Begin

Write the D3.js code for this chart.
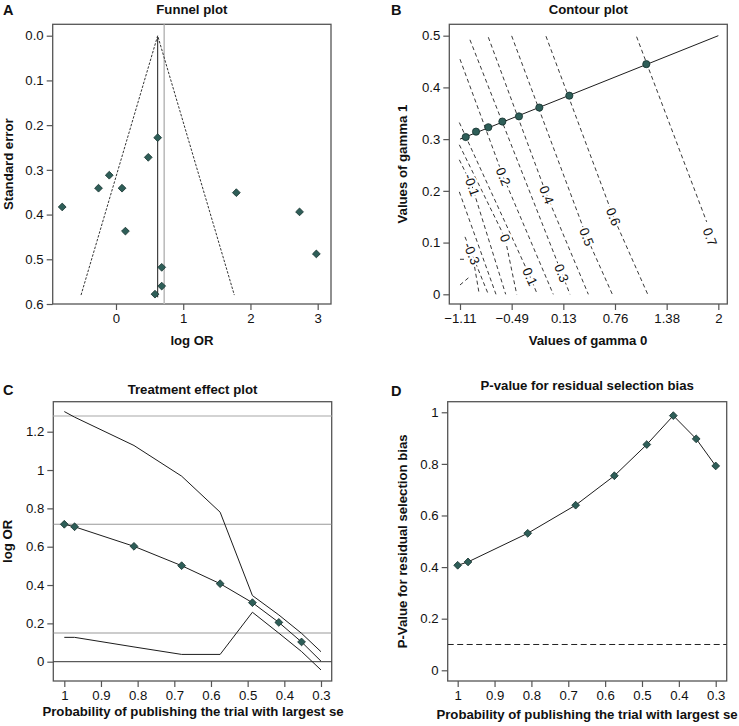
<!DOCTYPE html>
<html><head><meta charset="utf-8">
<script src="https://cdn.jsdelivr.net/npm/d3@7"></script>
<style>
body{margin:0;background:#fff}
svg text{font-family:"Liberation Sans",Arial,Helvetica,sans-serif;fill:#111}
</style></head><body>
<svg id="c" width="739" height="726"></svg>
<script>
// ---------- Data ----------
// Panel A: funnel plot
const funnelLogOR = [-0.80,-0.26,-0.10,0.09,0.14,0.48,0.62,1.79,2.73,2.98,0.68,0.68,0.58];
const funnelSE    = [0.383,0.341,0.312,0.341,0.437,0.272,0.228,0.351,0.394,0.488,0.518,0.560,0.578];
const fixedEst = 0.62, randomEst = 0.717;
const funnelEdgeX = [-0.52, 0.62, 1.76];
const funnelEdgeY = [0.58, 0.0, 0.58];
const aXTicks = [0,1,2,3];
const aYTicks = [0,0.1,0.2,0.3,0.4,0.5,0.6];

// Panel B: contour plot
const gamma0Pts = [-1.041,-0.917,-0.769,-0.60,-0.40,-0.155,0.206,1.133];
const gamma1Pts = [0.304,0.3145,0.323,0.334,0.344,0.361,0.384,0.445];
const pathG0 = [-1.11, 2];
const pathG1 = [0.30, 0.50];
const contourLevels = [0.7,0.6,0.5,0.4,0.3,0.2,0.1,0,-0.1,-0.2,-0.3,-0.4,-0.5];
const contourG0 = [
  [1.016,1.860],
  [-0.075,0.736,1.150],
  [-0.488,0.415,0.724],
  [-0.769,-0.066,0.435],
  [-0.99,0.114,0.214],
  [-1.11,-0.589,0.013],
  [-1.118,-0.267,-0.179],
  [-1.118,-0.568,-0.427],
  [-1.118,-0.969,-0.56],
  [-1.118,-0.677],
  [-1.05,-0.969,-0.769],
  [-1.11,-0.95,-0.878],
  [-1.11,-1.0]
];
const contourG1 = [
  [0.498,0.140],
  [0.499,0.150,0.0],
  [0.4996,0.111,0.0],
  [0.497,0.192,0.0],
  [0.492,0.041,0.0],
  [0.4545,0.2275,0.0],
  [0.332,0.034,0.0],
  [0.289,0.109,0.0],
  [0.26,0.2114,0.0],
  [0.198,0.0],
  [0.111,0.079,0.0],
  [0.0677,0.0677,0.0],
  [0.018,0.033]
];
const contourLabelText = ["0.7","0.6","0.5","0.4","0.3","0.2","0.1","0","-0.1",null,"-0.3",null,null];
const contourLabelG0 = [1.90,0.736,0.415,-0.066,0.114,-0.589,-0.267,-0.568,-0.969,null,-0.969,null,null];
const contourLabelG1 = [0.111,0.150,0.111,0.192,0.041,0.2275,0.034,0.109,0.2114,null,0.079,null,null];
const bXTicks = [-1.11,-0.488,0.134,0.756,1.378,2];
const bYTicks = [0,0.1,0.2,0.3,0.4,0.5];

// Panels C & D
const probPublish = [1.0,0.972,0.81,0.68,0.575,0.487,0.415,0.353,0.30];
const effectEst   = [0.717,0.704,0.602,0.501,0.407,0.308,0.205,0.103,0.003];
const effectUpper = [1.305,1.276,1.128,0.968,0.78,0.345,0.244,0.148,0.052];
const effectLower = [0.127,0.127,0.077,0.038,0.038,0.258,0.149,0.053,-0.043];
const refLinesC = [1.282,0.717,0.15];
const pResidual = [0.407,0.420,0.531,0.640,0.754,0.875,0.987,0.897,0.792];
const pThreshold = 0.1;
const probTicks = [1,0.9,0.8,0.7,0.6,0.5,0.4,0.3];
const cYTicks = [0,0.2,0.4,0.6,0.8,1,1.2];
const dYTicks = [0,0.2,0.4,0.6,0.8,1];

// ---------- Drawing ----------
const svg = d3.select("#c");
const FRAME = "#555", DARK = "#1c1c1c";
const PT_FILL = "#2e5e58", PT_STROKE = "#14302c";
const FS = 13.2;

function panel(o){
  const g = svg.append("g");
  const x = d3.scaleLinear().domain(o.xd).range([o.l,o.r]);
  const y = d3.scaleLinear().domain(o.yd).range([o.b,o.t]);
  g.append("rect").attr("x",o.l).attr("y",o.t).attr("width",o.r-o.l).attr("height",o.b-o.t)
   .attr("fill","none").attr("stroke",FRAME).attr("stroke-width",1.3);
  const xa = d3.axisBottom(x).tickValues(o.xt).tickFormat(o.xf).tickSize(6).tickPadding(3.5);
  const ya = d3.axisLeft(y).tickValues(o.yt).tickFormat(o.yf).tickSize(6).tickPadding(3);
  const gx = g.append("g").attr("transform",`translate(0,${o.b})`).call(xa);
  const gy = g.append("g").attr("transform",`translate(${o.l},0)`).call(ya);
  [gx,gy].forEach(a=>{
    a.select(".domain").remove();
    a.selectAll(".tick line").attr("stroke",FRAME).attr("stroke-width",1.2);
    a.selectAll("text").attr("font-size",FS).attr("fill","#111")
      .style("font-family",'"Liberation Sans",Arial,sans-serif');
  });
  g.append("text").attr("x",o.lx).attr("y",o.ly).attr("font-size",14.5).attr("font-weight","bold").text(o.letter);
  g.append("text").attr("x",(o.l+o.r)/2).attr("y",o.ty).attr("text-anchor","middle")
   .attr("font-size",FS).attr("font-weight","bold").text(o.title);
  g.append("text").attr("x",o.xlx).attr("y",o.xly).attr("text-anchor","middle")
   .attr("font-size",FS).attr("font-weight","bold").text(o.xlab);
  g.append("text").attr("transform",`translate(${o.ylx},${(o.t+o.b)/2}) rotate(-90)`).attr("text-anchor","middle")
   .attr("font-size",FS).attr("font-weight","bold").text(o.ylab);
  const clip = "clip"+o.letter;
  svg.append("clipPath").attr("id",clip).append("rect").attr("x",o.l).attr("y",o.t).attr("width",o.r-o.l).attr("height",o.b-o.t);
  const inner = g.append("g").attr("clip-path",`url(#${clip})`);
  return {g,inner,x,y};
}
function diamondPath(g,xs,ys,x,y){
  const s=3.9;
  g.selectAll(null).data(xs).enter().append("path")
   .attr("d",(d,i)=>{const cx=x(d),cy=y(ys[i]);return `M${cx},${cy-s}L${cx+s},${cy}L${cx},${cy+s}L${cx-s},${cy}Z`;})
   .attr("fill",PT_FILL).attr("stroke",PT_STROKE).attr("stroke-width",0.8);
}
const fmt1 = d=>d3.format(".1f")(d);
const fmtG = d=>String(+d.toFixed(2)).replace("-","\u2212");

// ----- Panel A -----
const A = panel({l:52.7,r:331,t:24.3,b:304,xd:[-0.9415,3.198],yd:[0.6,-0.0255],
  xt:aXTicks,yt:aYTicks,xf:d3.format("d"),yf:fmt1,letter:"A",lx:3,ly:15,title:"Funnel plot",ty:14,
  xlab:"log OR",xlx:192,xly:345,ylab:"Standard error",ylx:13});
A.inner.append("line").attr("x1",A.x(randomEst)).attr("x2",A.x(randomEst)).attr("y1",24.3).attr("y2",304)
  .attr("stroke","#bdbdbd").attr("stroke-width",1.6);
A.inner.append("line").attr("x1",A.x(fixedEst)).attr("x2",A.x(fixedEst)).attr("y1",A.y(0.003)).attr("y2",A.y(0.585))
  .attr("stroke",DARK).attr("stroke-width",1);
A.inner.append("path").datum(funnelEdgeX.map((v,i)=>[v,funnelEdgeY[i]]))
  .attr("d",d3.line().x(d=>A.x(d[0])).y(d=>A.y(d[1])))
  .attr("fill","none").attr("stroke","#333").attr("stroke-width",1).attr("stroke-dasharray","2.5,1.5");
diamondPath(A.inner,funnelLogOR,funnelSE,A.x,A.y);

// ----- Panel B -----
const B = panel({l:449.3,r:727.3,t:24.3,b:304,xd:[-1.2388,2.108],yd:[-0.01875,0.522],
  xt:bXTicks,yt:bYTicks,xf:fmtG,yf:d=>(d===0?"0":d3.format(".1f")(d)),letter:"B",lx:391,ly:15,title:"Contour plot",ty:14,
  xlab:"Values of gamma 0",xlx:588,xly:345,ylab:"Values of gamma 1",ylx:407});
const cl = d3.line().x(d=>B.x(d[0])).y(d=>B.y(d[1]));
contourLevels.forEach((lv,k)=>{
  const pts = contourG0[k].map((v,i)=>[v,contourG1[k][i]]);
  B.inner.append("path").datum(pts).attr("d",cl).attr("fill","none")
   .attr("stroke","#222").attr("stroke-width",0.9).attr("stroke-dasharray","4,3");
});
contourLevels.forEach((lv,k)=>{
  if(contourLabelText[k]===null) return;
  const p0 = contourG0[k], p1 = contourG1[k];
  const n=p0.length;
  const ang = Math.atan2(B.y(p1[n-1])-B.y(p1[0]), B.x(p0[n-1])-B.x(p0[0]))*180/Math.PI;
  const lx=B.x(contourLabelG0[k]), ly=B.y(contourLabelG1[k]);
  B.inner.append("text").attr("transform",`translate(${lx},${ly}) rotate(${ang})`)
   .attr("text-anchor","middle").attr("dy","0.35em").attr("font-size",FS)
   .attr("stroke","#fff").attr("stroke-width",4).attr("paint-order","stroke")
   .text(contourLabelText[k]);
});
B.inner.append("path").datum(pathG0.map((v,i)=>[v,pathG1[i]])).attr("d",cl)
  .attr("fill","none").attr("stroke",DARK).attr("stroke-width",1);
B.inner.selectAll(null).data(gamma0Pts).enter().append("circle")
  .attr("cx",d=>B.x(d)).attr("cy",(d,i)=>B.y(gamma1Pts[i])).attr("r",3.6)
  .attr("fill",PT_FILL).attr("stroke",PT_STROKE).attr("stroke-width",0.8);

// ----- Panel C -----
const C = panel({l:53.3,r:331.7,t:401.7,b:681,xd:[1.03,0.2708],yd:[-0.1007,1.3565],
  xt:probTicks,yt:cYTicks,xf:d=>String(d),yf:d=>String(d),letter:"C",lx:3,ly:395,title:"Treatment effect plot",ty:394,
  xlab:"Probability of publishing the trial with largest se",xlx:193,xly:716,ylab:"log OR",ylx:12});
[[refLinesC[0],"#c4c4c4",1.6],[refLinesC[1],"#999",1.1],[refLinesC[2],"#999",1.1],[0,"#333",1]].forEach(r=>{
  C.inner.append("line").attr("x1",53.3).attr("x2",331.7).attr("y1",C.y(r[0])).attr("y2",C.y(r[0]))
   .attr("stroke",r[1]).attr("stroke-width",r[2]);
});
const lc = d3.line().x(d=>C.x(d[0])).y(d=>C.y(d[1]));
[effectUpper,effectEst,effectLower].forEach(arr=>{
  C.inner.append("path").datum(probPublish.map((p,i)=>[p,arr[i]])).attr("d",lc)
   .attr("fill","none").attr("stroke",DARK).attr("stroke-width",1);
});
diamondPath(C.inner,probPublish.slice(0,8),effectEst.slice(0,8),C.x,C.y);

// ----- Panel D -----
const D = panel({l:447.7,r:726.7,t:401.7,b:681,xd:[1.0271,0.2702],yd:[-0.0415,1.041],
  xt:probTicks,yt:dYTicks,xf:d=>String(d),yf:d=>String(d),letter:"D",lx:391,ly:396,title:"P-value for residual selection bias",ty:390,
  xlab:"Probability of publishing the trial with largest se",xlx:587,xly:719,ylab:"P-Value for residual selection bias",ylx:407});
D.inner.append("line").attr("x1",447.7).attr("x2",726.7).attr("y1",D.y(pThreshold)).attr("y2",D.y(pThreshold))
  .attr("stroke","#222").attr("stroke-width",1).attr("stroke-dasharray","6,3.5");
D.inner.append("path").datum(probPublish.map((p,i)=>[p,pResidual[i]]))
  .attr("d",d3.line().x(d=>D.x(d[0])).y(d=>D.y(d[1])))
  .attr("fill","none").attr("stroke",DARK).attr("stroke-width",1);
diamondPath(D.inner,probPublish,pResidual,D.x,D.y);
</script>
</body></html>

End
Begin

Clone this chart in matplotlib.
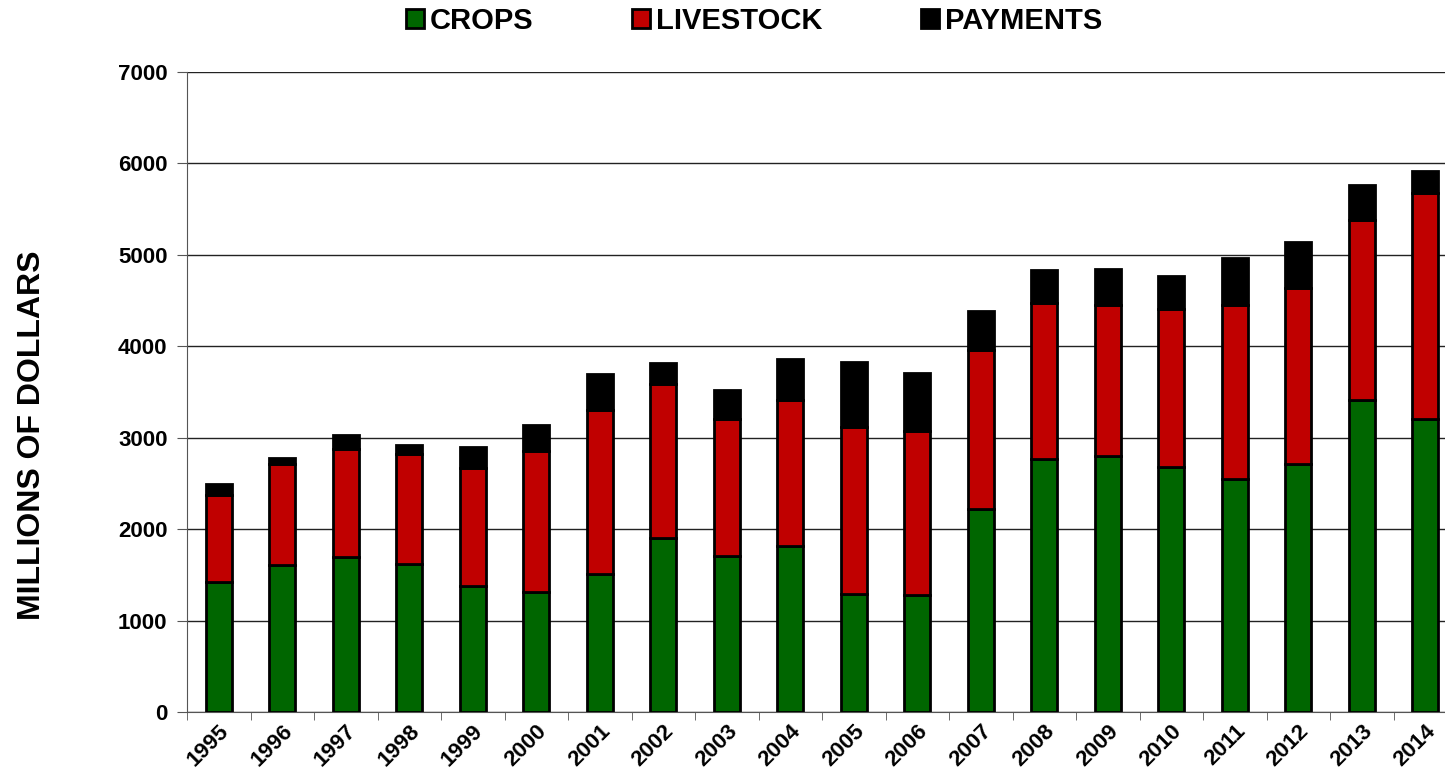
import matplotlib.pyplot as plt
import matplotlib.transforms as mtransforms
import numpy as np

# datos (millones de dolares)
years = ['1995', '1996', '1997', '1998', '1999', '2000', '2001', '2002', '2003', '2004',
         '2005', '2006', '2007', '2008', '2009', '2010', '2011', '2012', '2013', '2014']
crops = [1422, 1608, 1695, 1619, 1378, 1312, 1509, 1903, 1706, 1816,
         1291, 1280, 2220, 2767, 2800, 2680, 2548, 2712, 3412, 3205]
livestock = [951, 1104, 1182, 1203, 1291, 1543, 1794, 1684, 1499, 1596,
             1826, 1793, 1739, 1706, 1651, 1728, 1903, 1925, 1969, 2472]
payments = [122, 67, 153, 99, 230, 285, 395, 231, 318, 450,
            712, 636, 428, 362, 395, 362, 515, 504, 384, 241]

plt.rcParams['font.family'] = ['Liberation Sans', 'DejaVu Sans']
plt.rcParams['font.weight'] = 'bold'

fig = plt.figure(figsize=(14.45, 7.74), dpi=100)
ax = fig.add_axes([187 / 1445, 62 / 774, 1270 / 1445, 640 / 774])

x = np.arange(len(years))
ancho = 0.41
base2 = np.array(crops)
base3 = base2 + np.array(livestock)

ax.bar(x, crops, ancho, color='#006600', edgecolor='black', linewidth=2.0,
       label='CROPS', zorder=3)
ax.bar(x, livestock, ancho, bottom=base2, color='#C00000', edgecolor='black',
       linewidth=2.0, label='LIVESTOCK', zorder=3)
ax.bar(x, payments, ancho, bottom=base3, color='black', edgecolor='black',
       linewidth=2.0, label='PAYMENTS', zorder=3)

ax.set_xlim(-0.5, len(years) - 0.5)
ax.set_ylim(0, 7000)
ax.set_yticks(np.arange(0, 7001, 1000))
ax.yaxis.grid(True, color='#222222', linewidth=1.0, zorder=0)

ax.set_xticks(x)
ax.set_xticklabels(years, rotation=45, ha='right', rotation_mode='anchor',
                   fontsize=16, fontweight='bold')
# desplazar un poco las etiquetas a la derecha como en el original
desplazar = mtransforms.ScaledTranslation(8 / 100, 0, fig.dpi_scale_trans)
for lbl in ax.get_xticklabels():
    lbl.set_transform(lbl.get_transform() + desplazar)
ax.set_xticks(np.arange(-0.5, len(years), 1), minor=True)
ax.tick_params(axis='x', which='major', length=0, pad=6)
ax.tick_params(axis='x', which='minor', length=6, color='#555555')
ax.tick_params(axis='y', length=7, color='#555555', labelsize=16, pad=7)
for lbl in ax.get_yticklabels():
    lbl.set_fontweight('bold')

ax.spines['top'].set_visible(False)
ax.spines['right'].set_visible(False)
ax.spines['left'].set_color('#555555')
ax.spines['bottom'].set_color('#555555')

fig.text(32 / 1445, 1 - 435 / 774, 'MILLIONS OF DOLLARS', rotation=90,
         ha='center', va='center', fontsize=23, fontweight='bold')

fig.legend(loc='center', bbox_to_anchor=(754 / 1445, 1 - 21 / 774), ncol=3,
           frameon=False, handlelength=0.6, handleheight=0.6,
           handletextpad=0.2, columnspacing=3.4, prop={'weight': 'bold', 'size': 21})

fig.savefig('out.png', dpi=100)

End
Begin

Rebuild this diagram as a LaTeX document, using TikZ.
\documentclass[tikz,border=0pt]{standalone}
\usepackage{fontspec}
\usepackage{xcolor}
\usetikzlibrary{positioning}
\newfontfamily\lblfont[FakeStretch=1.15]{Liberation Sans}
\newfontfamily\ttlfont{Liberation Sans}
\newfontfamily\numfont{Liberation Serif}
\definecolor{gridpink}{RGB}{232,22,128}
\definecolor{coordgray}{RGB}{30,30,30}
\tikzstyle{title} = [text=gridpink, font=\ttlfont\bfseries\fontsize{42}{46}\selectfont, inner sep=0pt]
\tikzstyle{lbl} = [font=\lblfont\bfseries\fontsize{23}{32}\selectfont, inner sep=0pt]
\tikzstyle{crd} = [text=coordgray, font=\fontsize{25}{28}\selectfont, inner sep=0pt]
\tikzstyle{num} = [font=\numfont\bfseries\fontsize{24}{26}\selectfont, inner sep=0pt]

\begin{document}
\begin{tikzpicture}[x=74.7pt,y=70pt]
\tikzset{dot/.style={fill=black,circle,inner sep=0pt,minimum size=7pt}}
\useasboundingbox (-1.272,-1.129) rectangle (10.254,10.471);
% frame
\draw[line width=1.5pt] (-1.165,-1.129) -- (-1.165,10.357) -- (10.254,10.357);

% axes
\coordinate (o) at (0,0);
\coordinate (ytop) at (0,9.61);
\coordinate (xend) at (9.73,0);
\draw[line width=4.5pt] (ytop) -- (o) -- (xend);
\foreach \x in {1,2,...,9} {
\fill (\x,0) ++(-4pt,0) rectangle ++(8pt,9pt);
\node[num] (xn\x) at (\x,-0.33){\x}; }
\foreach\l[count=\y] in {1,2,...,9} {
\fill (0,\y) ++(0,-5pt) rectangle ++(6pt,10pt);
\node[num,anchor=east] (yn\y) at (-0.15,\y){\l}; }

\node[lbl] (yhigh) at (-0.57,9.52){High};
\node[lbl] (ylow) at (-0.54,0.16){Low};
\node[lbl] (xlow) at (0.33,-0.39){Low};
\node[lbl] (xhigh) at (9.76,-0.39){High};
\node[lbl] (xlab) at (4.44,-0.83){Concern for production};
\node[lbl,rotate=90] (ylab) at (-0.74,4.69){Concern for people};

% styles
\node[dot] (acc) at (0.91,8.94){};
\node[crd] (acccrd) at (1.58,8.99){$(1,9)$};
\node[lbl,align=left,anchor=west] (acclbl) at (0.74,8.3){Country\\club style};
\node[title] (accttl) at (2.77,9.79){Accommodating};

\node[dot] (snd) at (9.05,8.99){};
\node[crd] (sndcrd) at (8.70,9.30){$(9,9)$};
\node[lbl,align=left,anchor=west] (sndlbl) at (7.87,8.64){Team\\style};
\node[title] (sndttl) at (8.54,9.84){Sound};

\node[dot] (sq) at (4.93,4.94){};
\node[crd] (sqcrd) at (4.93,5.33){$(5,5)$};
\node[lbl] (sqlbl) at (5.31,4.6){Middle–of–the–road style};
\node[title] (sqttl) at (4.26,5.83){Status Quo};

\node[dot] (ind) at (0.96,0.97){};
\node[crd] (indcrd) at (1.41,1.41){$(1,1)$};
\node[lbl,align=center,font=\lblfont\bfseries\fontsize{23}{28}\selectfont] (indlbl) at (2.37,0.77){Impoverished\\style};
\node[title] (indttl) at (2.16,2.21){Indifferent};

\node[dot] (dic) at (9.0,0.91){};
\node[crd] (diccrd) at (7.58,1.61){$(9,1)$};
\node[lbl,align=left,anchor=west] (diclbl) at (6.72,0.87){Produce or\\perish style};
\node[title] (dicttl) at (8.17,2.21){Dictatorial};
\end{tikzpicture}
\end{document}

End

### Task directions:
Using the entries above, extract exactly the span from the line with "Rebuild this diagram" to the line with "(-1.165,10.357) -- (10.254,10.357);", both lines included; leave out everything else.

### Written solution:
Rebuild this diagram as a LaTeX document, using TikZ.
\documentclass[tikz,border=0pt]{standalone}
\usepackage{fontspec}
\usepackage{xcolor}
\usetikzlibrary{positioning}
\newfontfamily\lblfont[FakeStretch=1.15]{Liberation Sans}
\newfontfamily\ttlfont{Liberation Sans}
\newfontfamily\numfont{Liberation Serif}
\definecolor{gridpink}{RGB}{232,22,128}
\definecolor{coordgray}{RGB}{30,30,30}
\tikzstyle{title} = [text=gridpink, font=\ttlfont\bfseries\fontsize{42}{46}\selectfont, inner sep=0pt]
\tikzstyle{lbl} = [font=\lblfont\bfseries\fontsize{23}{32}\selectfont, inner sep=0pt]
\tikzstyle{crd} = [text=coordgray, font=\fontsize{25}{28}\selectfont, inner sep=0pt]
\tikzstyle{num} = [font=\numfont\bfseries\fontsize{24}{26}\selectfont, inner sep=0pt]

\begin{document}
\begin{tikzpicture}[x=74.7pt,y=70pt]
\tikzset{dot/.style={fill=black,circle,inner sep=0pt,minimum size=7pt}}
\useasboundingbox (-1.272,-1.129) rectangle (10.254,10.471);
% frame
\draw[line width=1.5pt] (-1.165,-1.129) -- (-1.165,10.357) -- (10.254,10.357);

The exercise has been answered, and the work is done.